Just this week a new report showed that mobile now accounts for over one third of all internet traffic at a global level. It’s honestly kind of old news. Certainly not worthy of a blogpost; if you’re in market research you had better know how quickly mobile is overtaking desktop in internet access and usage statistics.
But researchers at a global level sure aren’t transitioning as quickly as savvy readers would think. How a brand conducts its research can be an important part of the overall customer experience. If people are viewing most information about a brand on their mobile devices, why are the surveys about these brands not following suit?
Many surveys conducted in the industry are still only answerable on desktop computers, though mobile penetration is certainly continuing to grow via automated device rendering of online surveys for phones and tablets. It’s an upwards trend for sure.
But what about sample representation compromises that are made by taking this step? This is likely one of the primary concerns of the researchers clinging to single-channel surveys. If respondents can complete a survey on the device of their choosing, does affect our ability to collect a representative sample or the quality of data?

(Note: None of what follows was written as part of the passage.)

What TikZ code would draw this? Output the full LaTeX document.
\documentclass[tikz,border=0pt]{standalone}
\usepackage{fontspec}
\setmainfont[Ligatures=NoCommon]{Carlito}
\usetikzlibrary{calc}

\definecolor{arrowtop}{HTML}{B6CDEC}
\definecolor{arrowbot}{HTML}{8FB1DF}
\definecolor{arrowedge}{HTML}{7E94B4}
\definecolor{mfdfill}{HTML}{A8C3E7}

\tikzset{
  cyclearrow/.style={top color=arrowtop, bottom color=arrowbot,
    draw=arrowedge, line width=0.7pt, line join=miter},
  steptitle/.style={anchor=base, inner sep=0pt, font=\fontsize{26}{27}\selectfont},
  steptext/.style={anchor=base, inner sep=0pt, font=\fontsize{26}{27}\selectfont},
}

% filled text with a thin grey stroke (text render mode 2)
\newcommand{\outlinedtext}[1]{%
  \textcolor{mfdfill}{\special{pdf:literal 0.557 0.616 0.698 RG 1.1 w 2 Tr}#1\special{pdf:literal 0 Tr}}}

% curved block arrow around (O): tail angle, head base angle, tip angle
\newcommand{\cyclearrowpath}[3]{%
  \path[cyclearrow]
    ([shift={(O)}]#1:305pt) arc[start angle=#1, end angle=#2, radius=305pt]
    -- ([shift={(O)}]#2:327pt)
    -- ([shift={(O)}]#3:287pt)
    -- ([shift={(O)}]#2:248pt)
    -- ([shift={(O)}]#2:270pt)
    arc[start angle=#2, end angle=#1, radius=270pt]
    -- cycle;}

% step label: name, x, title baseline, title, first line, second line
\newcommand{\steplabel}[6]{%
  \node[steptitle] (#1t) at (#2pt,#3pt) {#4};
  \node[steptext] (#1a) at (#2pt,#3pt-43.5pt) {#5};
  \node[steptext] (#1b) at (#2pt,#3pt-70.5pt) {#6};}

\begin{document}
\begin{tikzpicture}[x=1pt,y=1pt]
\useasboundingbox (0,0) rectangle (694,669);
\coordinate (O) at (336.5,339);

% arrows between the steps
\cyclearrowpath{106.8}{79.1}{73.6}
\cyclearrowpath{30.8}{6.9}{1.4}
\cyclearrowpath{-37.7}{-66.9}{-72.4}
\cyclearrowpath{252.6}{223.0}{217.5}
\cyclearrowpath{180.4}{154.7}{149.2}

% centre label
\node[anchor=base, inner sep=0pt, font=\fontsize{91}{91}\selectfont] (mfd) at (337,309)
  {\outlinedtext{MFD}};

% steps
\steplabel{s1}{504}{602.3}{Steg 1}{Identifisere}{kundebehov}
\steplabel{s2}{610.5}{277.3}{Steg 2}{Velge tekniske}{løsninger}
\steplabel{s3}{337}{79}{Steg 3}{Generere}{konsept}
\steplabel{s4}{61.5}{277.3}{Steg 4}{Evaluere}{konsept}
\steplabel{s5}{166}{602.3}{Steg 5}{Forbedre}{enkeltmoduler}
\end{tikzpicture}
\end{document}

The team at Research Now recently carried out a study of 8,000 people across the UK, France, Germany, Spain and Italy to try to find out. The research tested whether there were significant differences in the responses to a questionnaire, depending upon the device used. There are very obvious differences that could come into play: screen size and orientation, selection interface, typing interface, and the quality of internet/ data connection. What they wanted to examine was whether the differences between devices have a direct impact on how participants interact with them, how they interact with a survey and then, what conclusions can be made.
Among other things, the study examined the impact of sliding scale length, question length, and the number of open ended questions. The key objective was to understand the impact the device used to answer a survey has on the data collected, and to establish guidelines to minimize data inconsistencies.
The results of this study suggest that device screen size does not seem to have an impact on responses to different scale lengths. However, the way in which the scale is presented does. We looked at scale questions presented with radio buttons, sliders or grid bars. Answers provided using a slider exhibited a greater number of significant differences across devices, whist grid bars and radio buttons achieved greater consistency across device.
As might be expected, participants answering an open ended question via desktop will type in longer answers than those on mobile devices, but the difference isn’t as significant as one might think. However, because drop-out rates for those taking part on a mobile are twice those on a desktop, it’s recommended that researchers keep open-ended questions to a maximum of three. Answering these questions is time consuming, and survey length should be kept to a minimum on mobile.
Overall, the study found that the quality of research data is not adversely affected by any one device. So brands can get robust, actionable insights from consumers via the device that suits them best.
Conducting research across multiple devices makes it easier to include all demographics. Excluding mobile (or desktop) from your research means exclusion of a defined population segment. By choosing multichannel, you’ll have a better chance to understand audiences, produce better insights, and make better business decisions.